>So - you're saying the expansion is becoming obsolete before it's even been completed? Not to mention China would probably like to have shipping lanes to Europe that are outside direct US control. And Nicaragua would no doubt appreciate having a powerful economic ally interested in keeping it out of US diplomatic control.
Not obsolete for quite a while. The US East Coast is farily small volume in international shipping. When these new ships come out, they don't suddenly replace every ship on the market. They cost in excess of $100m each and take forever to build, a ship order of 8-10 can take 5 years and there's only a few companies capable of building them. Meanwhile, ships last up to 40 years. The biggest ships get used on the highest volume trade lanes (Asia-Europe, Transpacific), the previous bigger ships get pushed down a tier, and so on. It can take half a decade to a decade to build a shipping terminal, several years to deepen with dredging for a shipping terminal, and is incredibly expensive to upgrade equipment at current locations. The biggest problem with these big ships though is that they have to run near full capacity to actually be profitable to run, and you simply can't do that on the East Coast right now because of market segmentation and lack of volume.

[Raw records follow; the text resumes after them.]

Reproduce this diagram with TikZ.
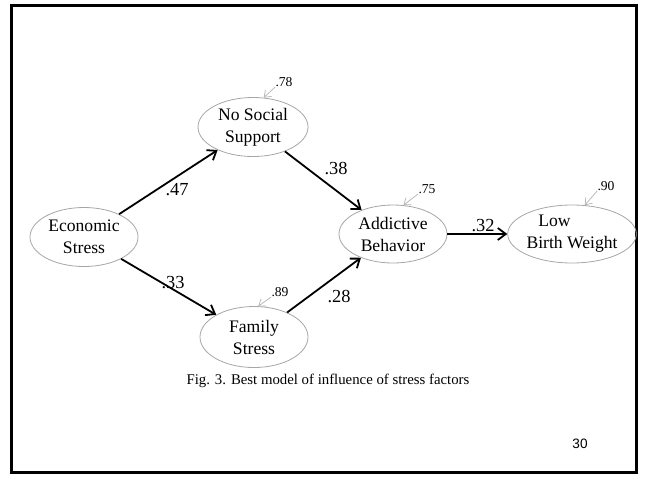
\documentclass[tikz,border=0pt]{standalone}
\usepackage{fontspec}
\setmainfont{Liberation Serif}
\newfontfamily\pagenofont{Liberation Sans}
\usetikzlibrary{arrows.meta,positioning,shapes.geometric}

\tikzset{
  var/.style={ellipse, draw=gray!70, line width=0.4pt, inner sep=0pt, align=center,
    font=\fontsize{8.8}{11}\selectfont},
  effect/.style={line width=0.9pt, -{Straight Barb[length=4pt,width=6pt,line width=0.9pt]}},
  coef/.style={inner sep=0pt, font=\fontsize{9.2}{11}\selectfont},
  resid/.style={inner sep=0pt, font=\fontsize{6.8}{8}\selectfont},
  residarr/.style={draw=gray!60, line width=0.35pt, -{Straight Barb[length=3pt,width=4.5pt]}},
}

\begin{document}
\begin{tikzpicture}[x=0.5pt, y=-0.5pt]
    \useasboundingbox (0,0) rectangle (646,477);

    % Slide frame
    \draw[line width=1.5pt] (11.5,5.5) rectangle (636.5,472);

    % Variables
    \node[var, minimum width=54pt, minimum height=29.5pt] (econ) at (84,237) {Economic\\Stress};
    \node[var, minimum width=55pt, minimum height=29.5pt] (nss) at (253,127) {No Social\\Support};
    \node[var, minimum width=54pt, minimum height=30.5pt] (fam) at (254,337) {Family\\Stress};
    \node[var, minimum width=54pt, minimum height=29pt] (addb) at (393,234) {Addictive\\Behavior};
    \node[var, minimum width=53pt, minimum height=29pt] (lbw) at (572,234) {Low\hspace*{2em}\\Birth Weight};

    % Paths
    \draw[effect] (econ) -- (nss);
    \draw[effect] (econ) -- (fam);
    \draw[effect] (nss) -- (addb);
    \draw[effect] (fam) -- (addb);
    \draw[effect] (addb) -- (lbw);

    % Path coefficients
    \node[coef] (c47) at (177,190) {.47};
    \node[coef] (c33) at (173,283) {.33};
    \node[coef] (c38) at (336,169) {.38};
    \node[coef] (c28) at (339,297) {.28};
    \node[coef] (c32) at (483,226) {.32};

    % Residuals
    \node[resid] (r78) at (284,82) {.78};
    \draw[residarr] (r78.south west) -- (nss.70);
    \node[resid] (r75) at (427,189) {.75};
    \draw[residarr] (r75.south west) -- (addb.70);
    \node[resid] (r90) at (606,186) {.90};
    \draw[residarr] (r90.south west) -- (lbw.66);
    \node[resid] (r89) at (280,292) {.89};
    \draw[residarr] (r89.south west) -- (fam.82);

    % Caption and page number
    \node[font=\fontsize{7.4}{9}\selectfont] (cap) at (328,381) {Fig. 3. Best model of influence of stress factors};
    \node[font=\pagenofont\fontsize{6.8}{8}\selectfont] (pgno) at (580,444) {30};
\end{tikzpicture}
\end{document}
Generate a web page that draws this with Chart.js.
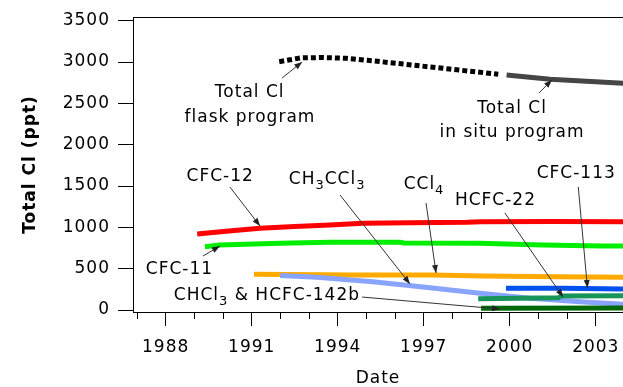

The economic interest in central American canals is not about trading with Europe for China, they can do that through the Suez Canal which is closer, cheaper, and handles ULCVs. The market for the canals are the US East coast, the carribean, and northern Brazil. The ships currently on those trade lanes are not very big, but more importantly, less in demand than Asia-Europe trades, so it won't get priority on the new big ships. Any significant change in that dynamic would take decades, as would the infastructure to support it.